— STATED TASK —
Quote word for word the lines below, beginning with the first and ending with the one that has "from matplotlib.ticker import MultipleLocator". Drop the pictures.

------------------------------------

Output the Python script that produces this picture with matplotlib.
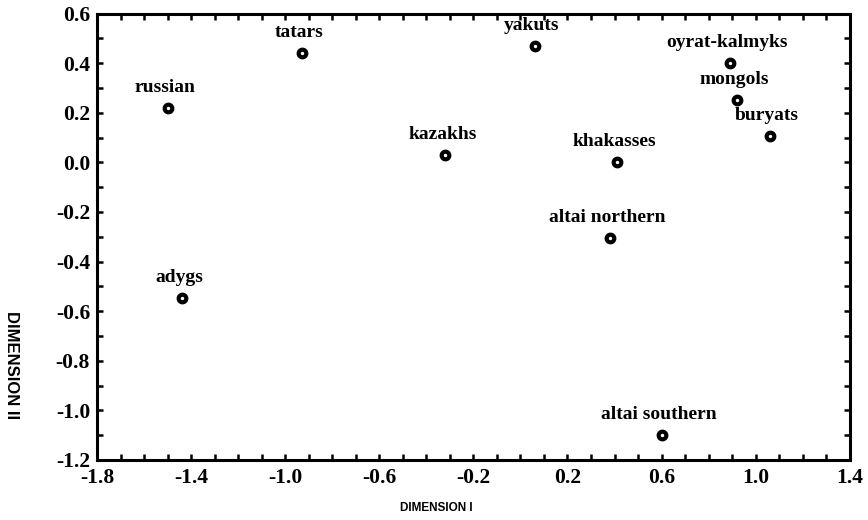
import matplotlib
matplotlib.use("Agg")
import matplotlib.pyplot as plt
from matplotlib.ticker import MultipleLocator

# coordinates
names = ["russian", "tatars", "yakuts", "oyrat-kalmyks", "mongols", "buryats",
         "kazakhs", "khakasses", "altai northern", "adygs", "altai southern"]
dim1 = [-1.50, -0.93, 0.06, 0.89, 0.92, 1.06, -0.32, 0.41, 0.38, -1.44, 0.60]
dim2 = [0.22, 0.44, 0.47, 0.40, 0.25, 0.105, 0.03, 0.003, -0.305, -0.545, -1.10]

xticks = [-1.8, -1.4, -1.0, -0.6, -0.2, 0.2, 0.6, 1.0, 1.4]
yticks = [-1.2, -1.0, -0.8, -0.6, -0.4, -0.2, 0.0, 0.2, 0.4, 0.6]

fig = plt.figure(figsize=(8.68, 5.2), dpi=100)
ax = fig.add_axes([0.1118, 0.1154, 0.979 - 0.1118, 0.974 - 0.1154])

ax.plot(dim1, dim2, "o", linestyle="none", markersize=5.5, markerfacecolor="white",
        markeredgecolor="black", markeredgewidth=3)
for n, x, y in zip(names, dim1, dim2):
    ax.annotate(n, (x, y), xytext=(-2, 11.5), textcoords="offset points",
                ha="center", va="baseline", family="Liberation Serif",
                weight="bold", fontsize=14, color="black")

ax.set_xlim(-1.8, 1.4)
ax.set_ylim(-1.2, 0.6)
ax.set_xticks(xticks, [f"{v:.1f}" for v in xticks])
ax.set_yticks(yticks, [f"{v:.1f}" for v in yticks])
ax.xaxis.set_minor_locator(MultipleLocator(0.1))
ax.yaxis.set_minor_locator(MultipleLocator(0.1))
ax.tick_params(which="both", direction="in", length=4, width=1.8,
               top=True, right=True)
ax.tick_params(axis="x", which="major", pad=6)
ax.tick_params(axis="y", which="major", pad=5)
for lab in ax.get_xticklabels() + ax.get_yticklabels():
    lab.set_family("Liberation Serif")
    lab.set_weight("bold")
    lab.set_fontsize(15.5)
for s in ax.spines.values():
    s.set_linewidth(2.2)

fig.text(436 / 868, 1 - 508 / 520, "DIMENSION I", ha="center", va="center",
         family="Liberation Sans", weight="bold", fontsize=8.5)
fig.text(11 / 868, 1 - 365 / 520, "DIMENSION II", ha="center", va="center",
         rotation=-90, family="Liberation Sans", weight="bold", fontsize=12)

fig.savefig("out.png", dpi=100)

------------------------------------

— FINISHED TASK —
Output the Python script that produces this picture with matplotlib.
import matplotlib
matplotlib.use("Agg")
import matplotlib.pyplot as plt
from matplotlib.ticker import MultipleLocator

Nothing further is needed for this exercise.